NORTHERN HILLS — The Black Hills area sustained high winds overnight, some reaching more the 70 MPH, and the storm system is expected to continue into Friday morning, bringing more wind and possibly snow.
Susan Sanders, a meteorological with the National Weather Service’s Rapid City office, told the Pioneer Thursday that the winds were a result of the perfect storm of conditions.
A cold front moved through the area late Wednesday afternoon, causing changes in the barometric pressure. Stronger winds are a common side effect of that type of rapid weather change.
“But, in this case, we also had a strong storm system above the ground, too,” Sanders said, adding that caused strong winds in areas that typically don’t see much strong winds, such as the Hills. “A lot of times, a cold front will come through and the winds will be strong in the plains but not so much higher up. And this is (due to) very strong winds quite a ways above the ground, too.”
“And then with the jet stream overhead, too, then the winds are going to be stronger,” she continued. “Because they what we call ‘mix down’ … that energy from those strong winds at the jet stream level (that) work their way down to the ground,” Sanders said.

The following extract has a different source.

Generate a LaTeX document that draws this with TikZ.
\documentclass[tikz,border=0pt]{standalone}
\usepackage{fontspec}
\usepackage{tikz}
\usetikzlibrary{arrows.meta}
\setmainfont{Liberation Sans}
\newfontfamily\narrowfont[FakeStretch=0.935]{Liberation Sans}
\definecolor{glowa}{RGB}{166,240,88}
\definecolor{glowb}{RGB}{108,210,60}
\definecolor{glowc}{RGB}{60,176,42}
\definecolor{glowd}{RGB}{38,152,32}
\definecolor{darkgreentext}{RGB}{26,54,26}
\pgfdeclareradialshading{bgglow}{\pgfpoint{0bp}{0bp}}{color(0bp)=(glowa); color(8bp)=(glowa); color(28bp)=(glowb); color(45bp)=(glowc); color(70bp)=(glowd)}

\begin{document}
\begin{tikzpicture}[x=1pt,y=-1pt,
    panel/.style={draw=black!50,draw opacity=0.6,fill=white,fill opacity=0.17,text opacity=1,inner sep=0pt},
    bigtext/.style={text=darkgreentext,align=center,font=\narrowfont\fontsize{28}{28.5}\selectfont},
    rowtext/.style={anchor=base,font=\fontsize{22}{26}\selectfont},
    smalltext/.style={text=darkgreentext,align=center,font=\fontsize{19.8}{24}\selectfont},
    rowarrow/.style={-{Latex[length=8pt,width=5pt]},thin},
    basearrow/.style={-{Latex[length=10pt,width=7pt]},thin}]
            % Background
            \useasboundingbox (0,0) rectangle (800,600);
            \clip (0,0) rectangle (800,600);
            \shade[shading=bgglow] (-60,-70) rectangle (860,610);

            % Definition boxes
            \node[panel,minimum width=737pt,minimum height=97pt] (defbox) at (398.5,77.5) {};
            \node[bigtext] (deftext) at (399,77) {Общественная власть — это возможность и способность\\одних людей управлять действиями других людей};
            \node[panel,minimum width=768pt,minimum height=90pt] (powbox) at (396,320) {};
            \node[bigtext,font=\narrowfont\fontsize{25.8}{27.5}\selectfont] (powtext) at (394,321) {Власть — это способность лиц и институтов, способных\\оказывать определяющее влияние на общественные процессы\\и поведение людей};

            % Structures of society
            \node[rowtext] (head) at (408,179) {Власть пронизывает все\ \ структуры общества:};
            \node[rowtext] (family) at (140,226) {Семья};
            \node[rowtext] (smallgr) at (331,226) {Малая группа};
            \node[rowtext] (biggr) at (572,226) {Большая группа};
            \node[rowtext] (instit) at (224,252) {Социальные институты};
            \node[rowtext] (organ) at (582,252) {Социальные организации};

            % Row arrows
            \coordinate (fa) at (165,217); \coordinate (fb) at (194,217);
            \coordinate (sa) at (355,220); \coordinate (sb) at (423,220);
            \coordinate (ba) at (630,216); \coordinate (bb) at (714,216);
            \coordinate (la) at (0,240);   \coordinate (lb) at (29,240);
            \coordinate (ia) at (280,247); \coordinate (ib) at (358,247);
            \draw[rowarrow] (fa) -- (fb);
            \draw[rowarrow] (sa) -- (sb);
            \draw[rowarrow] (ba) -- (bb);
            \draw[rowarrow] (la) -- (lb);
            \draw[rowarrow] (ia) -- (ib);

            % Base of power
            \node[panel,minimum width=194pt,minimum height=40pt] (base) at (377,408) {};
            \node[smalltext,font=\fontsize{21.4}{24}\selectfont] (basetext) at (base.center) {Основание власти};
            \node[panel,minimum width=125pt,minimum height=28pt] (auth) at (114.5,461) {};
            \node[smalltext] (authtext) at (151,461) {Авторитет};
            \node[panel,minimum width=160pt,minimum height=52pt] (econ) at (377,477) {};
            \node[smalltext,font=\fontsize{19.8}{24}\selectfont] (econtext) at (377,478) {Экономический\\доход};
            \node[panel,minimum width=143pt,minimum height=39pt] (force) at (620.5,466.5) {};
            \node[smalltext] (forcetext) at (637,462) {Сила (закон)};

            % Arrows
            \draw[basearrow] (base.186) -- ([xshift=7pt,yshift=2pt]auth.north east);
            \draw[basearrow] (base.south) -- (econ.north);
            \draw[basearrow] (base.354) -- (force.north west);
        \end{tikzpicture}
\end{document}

According to a public statement released Thursday morning by the National Weather Service, the highest wind gust recorded in the area was 93 mph at 5:56 p.m. Thursday in Buffalo, approximately 70 miles north of Belle Fourche.
A 5:35 a.m. Thursday, Spearfish saw a max gust of 58 mph east of downtown. Lead saw a 64 mph gust at 5:15 a.m. Thursday.
In Meade County, Mud Butte experienced the highest gust at 82 mph at 7:18 p.m. Wednesday. At 2:16 a.m. Thursday, Sturgis had a max gust that measured 73 mph.
The max gust measured in Belle Fourche was recorded at 6:23 p.m. Wednesday and came in at 70mph.
Although by the early morning hours today, winds seemed to calm somewhat, as the sun rose today, Sanders said the area would likely start to see an increase of gusts. She said that is due to the sun heating the air, causing the winds to pick up again.
“When we’re all under the same air mass, they pick up during the day once the air starts heating up a bit,” Sanders said.
According to the National Weather Service, an air mass is a volume of air defined by its temperature and water vapor content. Air masses cover many hundreds or thousands of miles and adapt to the characteristics of the surface below them.
The Pioneer has received some reports of downed trees and power poles across the area, in addition to signs blown and twisted by the strong winds. Sanders said damage is possible.
“It’s possible that we’ll see some damage (due to the strong winds),” Sanders said, adding signs, trees, and more could likely be affected throughout the area.
Additionally, the Weather Service posted on its Facebook page about the “high risk” of rollover accidents across the region yesterday afternoon and evening, cautioning operators of high profile vehicles traveling along east-west roads like U.S. Highways 212 and 34, and Interstate 90.
The system will continue to pass through the area today.
“Today’s going to be very windy and much cooler … the high (in the Northern Hills) is only going to be in the low to mid 30s,” she said. “But skies will be mostly clear. There could still be some snow showers over the Northern Black Hills.”
Tonight, winds are expected to continue, as the wind danger is not set to expire until Friday at noon, Sander said.
Friday’s temps will likely mirror Thursday’s, but Sanders said the wind will likely lessen after tonight.
In the coming days, Sanders expects temps will remain relatively cool with highs in the 30s and lows in the 20s, Sanders said, with occasional changes of snow. Those temps are more typical for this time of year, she said.
“It’s just been extremely warm, so we’re just going to be back to normal readings for a while,” Sanders said.
So far, the Black Hills has had a warmer and drier winter than usual, and Sanders said it is difficult to accurately forecast what we can expect for the coming months.
“It’s really hard to say,” she said. “The pattern that we’re looking at - the La Nina, is kind of unpredictable for spring. There’s no clear trend on precipitation. Sometimes, when there’s a La Nina, we could have a lot of moisture in the spring, and sometimes it’s dry. Until we get a little bit closer, it’s really hard to determine which one we’re going to get.”
On Friday, the “meteorological winter,” which began on Dec. 1, will be half over, Sanders said. Although she is confident the area will get more snow between now and spring, it’s too early to tell just how much and whether the area could be looking at drought conditions coming into summer.